**TO BE DONE**
Reproduce exactly, with no pictures, each line from the opening of the material down through the line containing "d’Approvisionnement en Médicaments)</text>".

**DATA PROVIDED**
- - -

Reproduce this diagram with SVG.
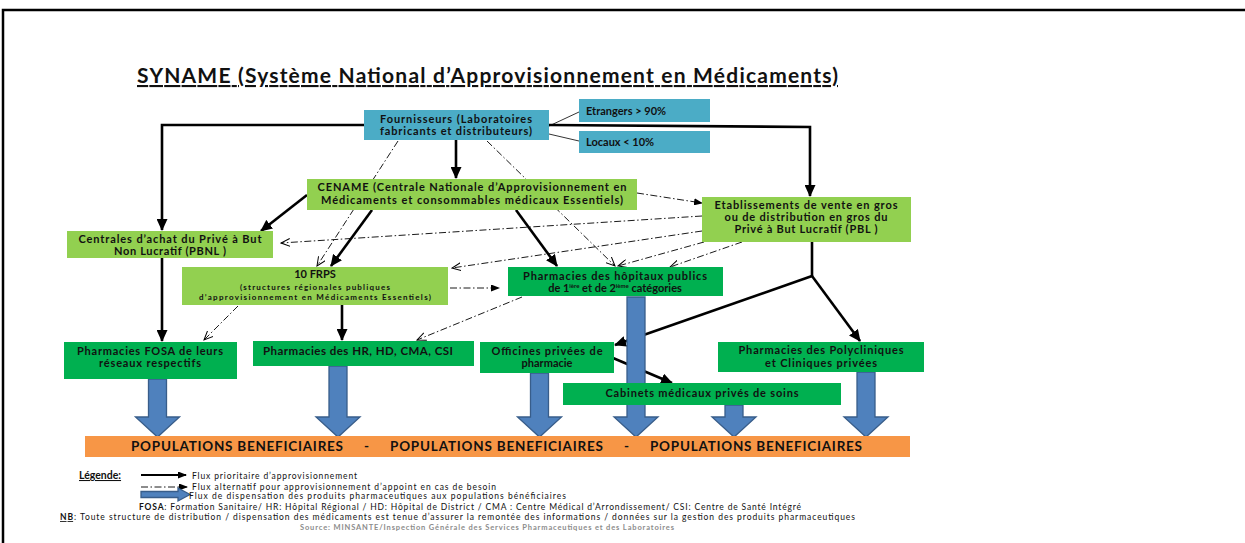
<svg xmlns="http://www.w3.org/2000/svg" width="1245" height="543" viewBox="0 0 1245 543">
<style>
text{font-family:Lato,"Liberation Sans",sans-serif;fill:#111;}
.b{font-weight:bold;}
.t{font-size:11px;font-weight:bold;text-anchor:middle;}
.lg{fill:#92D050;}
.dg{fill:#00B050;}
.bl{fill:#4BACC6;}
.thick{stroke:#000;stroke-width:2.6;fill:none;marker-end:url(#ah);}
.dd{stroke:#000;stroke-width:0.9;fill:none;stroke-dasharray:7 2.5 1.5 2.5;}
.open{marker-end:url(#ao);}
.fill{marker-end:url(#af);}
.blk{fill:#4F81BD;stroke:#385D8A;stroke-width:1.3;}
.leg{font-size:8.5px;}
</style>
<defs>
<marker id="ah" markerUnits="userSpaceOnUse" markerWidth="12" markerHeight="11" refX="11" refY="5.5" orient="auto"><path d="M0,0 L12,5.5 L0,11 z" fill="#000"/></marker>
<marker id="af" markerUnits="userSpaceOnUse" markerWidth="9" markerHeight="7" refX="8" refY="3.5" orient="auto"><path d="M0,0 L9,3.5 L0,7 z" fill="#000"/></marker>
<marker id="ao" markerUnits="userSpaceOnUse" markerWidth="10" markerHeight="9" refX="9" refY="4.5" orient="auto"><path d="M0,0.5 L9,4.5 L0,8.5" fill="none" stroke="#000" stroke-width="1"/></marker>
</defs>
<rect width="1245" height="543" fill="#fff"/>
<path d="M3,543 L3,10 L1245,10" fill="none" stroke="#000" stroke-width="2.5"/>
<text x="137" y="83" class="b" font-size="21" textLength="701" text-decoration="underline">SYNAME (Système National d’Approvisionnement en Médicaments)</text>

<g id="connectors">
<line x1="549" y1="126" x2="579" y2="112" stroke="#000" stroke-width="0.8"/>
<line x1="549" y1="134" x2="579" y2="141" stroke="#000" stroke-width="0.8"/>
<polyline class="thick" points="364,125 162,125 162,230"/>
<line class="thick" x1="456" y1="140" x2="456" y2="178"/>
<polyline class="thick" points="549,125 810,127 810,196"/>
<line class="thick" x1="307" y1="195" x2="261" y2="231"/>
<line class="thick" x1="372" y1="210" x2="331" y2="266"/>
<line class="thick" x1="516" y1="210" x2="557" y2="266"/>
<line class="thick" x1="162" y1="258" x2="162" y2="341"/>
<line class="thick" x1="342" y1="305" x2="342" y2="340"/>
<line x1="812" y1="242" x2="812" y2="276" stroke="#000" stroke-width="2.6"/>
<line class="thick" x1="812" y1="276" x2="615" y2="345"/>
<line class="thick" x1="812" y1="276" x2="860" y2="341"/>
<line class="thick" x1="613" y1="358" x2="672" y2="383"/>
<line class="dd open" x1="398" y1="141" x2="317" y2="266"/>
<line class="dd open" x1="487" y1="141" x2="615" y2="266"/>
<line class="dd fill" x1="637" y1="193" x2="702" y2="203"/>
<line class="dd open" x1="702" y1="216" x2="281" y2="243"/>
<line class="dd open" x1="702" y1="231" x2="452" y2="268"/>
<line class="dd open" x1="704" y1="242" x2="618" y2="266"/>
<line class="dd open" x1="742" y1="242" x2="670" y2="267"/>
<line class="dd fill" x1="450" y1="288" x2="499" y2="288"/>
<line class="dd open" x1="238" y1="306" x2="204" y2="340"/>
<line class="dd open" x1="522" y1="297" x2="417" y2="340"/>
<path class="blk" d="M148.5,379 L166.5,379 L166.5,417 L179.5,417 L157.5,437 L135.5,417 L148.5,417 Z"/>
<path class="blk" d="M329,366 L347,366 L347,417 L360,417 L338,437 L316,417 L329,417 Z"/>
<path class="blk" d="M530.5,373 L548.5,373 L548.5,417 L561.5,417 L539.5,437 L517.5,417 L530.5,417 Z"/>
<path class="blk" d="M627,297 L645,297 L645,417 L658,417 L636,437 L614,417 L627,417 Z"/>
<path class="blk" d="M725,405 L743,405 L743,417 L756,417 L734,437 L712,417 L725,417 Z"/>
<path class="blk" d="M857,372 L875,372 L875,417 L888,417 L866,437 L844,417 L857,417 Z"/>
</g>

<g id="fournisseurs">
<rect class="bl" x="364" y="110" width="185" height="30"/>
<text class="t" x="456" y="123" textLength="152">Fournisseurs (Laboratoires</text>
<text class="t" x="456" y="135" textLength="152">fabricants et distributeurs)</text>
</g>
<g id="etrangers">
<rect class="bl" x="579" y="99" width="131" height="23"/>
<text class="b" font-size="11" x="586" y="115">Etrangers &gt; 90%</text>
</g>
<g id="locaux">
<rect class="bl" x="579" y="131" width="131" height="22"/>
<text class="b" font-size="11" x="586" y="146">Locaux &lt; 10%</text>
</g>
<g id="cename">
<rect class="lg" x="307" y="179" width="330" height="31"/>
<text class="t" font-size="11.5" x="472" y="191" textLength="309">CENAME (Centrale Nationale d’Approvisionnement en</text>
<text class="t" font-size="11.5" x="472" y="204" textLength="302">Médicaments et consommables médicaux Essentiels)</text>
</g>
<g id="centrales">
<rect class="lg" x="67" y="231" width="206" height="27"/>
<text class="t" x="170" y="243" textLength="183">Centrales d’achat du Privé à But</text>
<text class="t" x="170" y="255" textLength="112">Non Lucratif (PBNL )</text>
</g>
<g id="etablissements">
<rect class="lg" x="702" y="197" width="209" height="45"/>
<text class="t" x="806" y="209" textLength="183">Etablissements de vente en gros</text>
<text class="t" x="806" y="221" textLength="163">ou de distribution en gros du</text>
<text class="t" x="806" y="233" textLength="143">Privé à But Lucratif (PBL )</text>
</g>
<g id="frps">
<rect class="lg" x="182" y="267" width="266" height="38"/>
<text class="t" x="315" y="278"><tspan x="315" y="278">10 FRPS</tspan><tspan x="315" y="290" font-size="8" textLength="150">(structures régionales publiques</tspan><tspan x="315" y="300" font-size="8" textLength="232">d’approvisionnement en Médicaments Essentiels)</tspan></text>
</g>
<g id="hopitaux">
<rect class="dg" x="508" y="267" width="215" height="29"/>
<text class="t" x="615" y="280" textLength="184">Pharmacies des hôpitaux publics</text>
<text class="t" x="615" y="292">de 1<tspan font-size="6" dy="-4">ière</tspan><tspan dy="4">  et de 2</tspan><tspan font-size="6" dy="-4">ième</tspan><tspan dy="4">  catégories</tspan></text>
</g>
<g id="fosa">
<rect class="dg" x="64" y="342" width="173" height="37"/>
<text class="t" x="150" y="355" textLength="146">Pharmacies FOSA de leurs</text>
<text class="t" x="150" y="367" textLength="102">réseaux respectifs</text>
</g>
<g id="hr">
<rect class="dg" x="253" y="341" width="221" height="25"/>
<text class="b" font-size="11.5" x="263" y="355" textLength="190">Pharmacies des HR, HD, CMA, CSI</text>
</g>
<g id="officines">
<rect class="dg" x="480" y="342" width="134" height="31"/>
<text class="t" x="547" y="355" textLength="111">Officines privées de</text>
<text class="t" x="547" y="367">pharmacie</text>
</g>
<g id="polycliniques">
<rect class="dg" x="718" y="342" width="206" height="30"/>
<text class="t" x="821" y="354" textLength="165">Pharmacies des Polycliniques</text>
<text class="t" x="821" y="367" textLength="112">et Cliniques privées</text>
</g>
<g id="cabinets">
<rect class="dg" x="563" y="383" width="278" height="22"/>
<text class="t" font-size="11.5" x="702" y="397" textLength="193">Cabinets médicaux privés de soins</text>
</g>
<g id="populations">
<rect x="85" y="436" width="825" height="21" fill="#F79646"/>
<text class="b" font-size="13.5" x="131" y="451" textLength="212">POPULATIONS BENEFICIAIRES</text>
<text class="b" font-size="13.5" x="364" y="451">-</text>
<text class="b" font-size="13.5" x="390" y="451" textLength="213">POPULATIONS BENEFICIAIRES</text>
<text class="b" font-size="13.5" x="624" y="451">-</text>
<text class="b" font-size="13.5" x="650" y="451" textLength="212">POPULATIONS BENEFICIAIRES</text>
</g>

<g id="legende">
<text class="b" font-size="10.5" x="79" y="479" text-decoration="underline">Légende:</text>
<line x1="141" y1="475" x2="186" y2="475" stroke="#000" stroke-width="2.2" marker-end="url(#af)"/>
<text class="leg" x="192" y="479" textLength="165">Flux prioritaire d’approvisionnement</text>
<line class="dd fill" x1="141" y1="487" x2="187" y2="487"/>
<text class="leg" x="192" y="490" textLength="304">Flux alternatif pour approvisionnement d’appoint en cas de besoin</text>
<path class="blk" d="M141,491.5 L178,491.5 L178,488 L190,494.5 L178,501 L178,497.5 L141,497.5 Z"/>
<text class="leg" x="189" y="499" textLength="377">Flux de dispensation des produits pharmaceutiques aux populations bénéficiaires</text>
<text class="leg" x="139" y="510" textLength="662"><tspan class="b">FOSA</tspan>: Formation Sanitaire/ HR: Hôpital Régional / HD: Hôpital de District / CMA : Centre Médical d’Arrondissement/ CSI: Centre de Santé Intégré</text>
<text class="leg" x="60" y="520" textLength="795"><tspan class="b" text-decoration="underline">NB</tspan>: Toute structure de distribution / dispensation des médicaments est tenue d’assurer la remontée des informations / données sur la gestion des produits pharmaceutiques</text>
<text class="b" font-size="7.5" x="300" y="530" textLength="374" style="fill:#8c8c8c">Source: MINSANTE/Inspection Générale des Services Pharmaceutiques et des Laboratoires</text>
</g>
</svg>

- - -

**SOLUTION TO THE EXERCISE**
Reproduce this diagram with SVG.
<svg xmlns="http://www.w3.org/2000/svg" width="1245" height="543" viewBox="0 0 1245 543">
<style>
text{font-family:Lato,"Liberation Sans",sans-serif;fill:#111;}
.b{font-weight:bold;}
.t{font-size:11px;font-weight:bold;text-anchor:middle;}
.lg{fill:#92D050;}
.dg{fill:#00B050;}
.bl{fill:#4BACC6;}
.thick{stroke:#000;stroke-width:2.6;fill:none;marker-end:url(#ah);}
.dd{stroke:#000;stroke-width:0.9;fill:none;stroke-dasharray:7 2.5 1.5 2.5;}
.open{marker-end:url(#ao);}
.fill{marker-end:url(#af);}
.blk{fill:#4F81BD;stroke:#385D8A;stroke-width:1.3;}
.leg{font-size:8.5px;}
</style>
<defs>
<marker id="ah" markerUnits="userSpaceOnUse" markerWidth="12" markerHeight="11" refX="11" refY="5.5" orient="auto"><path d="M0,0 L12,5.5 L0,11 z" fill="#000"/></marker>
<marker id="af" markerUnits="userSpaceOnUse" markerWidth="9" markerHeight="7" refX="8" refY="3.5" orient="auto"><path d="M0,0 L9,3.5 L0,7 z" fill="#000"/></marker>
<marker id="ao" markerUnits="userSpaceOnUse" markerWidth="10" markerHeight="9" refX="9" refY="4.5" orient="auto"><path d="M0,0.5 L9,4.5 L0,8.5" fill="none" stroke="#000" stroke-width="1"/></marker>
</defs>
<rect width="1245" height="543" fill="#fff"/>
<path d="M3,543 L3,10 L1245,10" fill="none" stroke="#000" stroke-width="2.5"/>
<text x="137" y="83" class="b" font-size="21" textLength="701" text-decoration="underline">SYNAME (Système National d’Approvisionnement en Médicaments)</text>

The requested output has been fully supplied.